Cuando Víctor Hugo fue un rayo
Por: Virginia Ayllón
En varias ocasiones defendí la literatura de Víctor Hugo Viscarra ante las radicalmente contradictorias percepciones sobre su obra: o es “el” escritor de los bajos fondos, o es dudoso el carácter literario de su escritura, la que habría sido “elevada” a tal carácter por su amplio grupo de lectores/seguidores.
La defendí porque creo que hay evidente material literario en varios momentos de su escritura y que hay necesidad de abordar ese material desde claves literarias más que desde la simpatía o antipatía que provoca el personaje Víctor Hugo Viscarra.
A diez años de su muerte y porque se trata sobre todo de un entrañable amigo, prefiero ahora recordar un momento de lucidez de mi amigo, breve por cierto. Pero la brevedad en este caso es apenas una convención cronológica porque tal vez ese momento concentró en su vida todos los momentos de los que está hecha una tradición.
No le vi escribir a Víctor Hugo, no le vi leer, hablaba poco de libros. En las conversaciones de la bohemia prefería que le escuchemos sus “salidas”, a veces brillantes, otras comunes y corrientes.
Pocos meses antes de su muerte me tocó acompañarlo en un trance desconocido para él: la abstinencia del alcohol. Bañado en alcohol como había vivido, solo el enfrentamiento con la huesuda le decidió a dejar en el camino a tan tónico compañero. Y solo quien ha tenido de cerca al ser querido en situación de abstinencia sabe el dolor físico que eso supone. Es la batalla con ese cuerpo ni siquiera humedecido como inundado, que reacciona matando virtualmente a quien le priva de su esencia vital.
Un Víctor Hugo batallando con otro Víctor Hugo es lo que yo vi, enfrascados ambos en una guerra de vida o muerte, uno odiando al otro, armando estrategias aquel, apelando a débiles tácticas este.
Un Víctor Hugo sobrio era raro pero existió, lo atestiguo. Uno que en ese desconocido estado sacó, por fin, al escritor que le habitaba. Y no hay escritura sin lectura, lo dice nuestra tradición, la de los que hemos hecho de la palabra más que nuestro destino, nuestro camino o nuestro ser, nuestro terrible habitáculo en la vida.

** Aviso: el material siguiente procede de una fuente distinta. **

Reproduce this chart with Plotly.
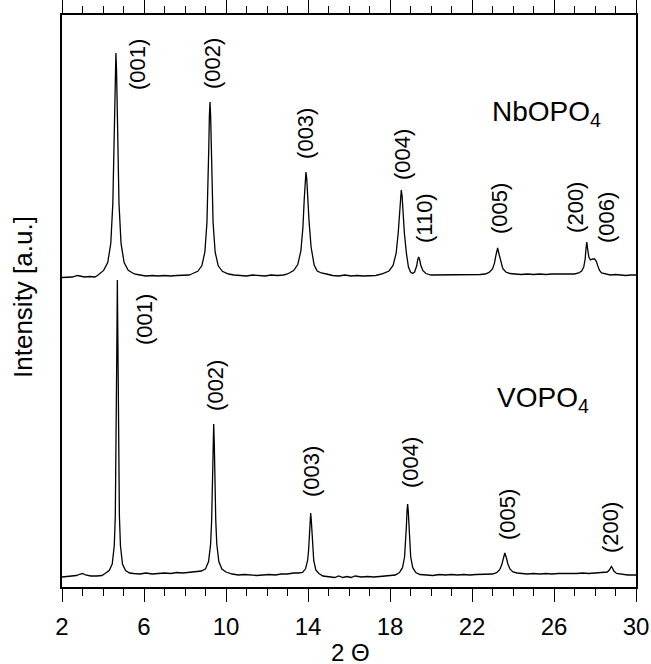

Este inédito Víctor Hugo, entonces leía. No sé si lo hizo antes, no es dato que me interese porque lo que yo vi fue una apetencia reciente, como nueva. La imagen del Víctor Hugo en una biblioteca fue lo único que compartí con quien lo asimiló al beodo de la vieja Biblioteca Pública de Los Ángeles.
Atacó virtualmente mi modesta biblioteca y Humberto Quino dice sucedió lo propio con la suya. Llevaba y traía los libros con extremada puntualidad, manejándolos cual de papeles del erario se trataran.
Pero el recuerdo que aún me causa turbación es este que mi memoria indica fue así. Sacamos la mesa al jardín, Víctor Hugo ayudaba a poner la mesa. Entre platos van y platos vienen le pregunté cómo le había parecido Los papeles de Aspern, novela que acababa de traer de vuelta a casa. Su respuesta fue “lo mejor para el postre” y cuando éste llegó apareció un Víctor Hugo más diferente a este nuevo y austero al que aún me costaba acostumbrarme.
Era un lector hablando de su maravillada lectura, parándose para narrar el momento cumbre de esa delicada filigrana de Henry James, transmitiendo el miedo del narrador cuando es descubierto por la inefable Juliana Bordereau. Su emoción nos atrapó a las casuales comensales de esa mesa de jardín y solo el comentario de una de ellas nos sacó de esa especie de éxtasis en que nos metió este redescubierto lector: Mami, el Víctor Hugo está llorando, dijo, cortándonos la iluminación de ese relámpago que fue el Víctor Hugo ese día.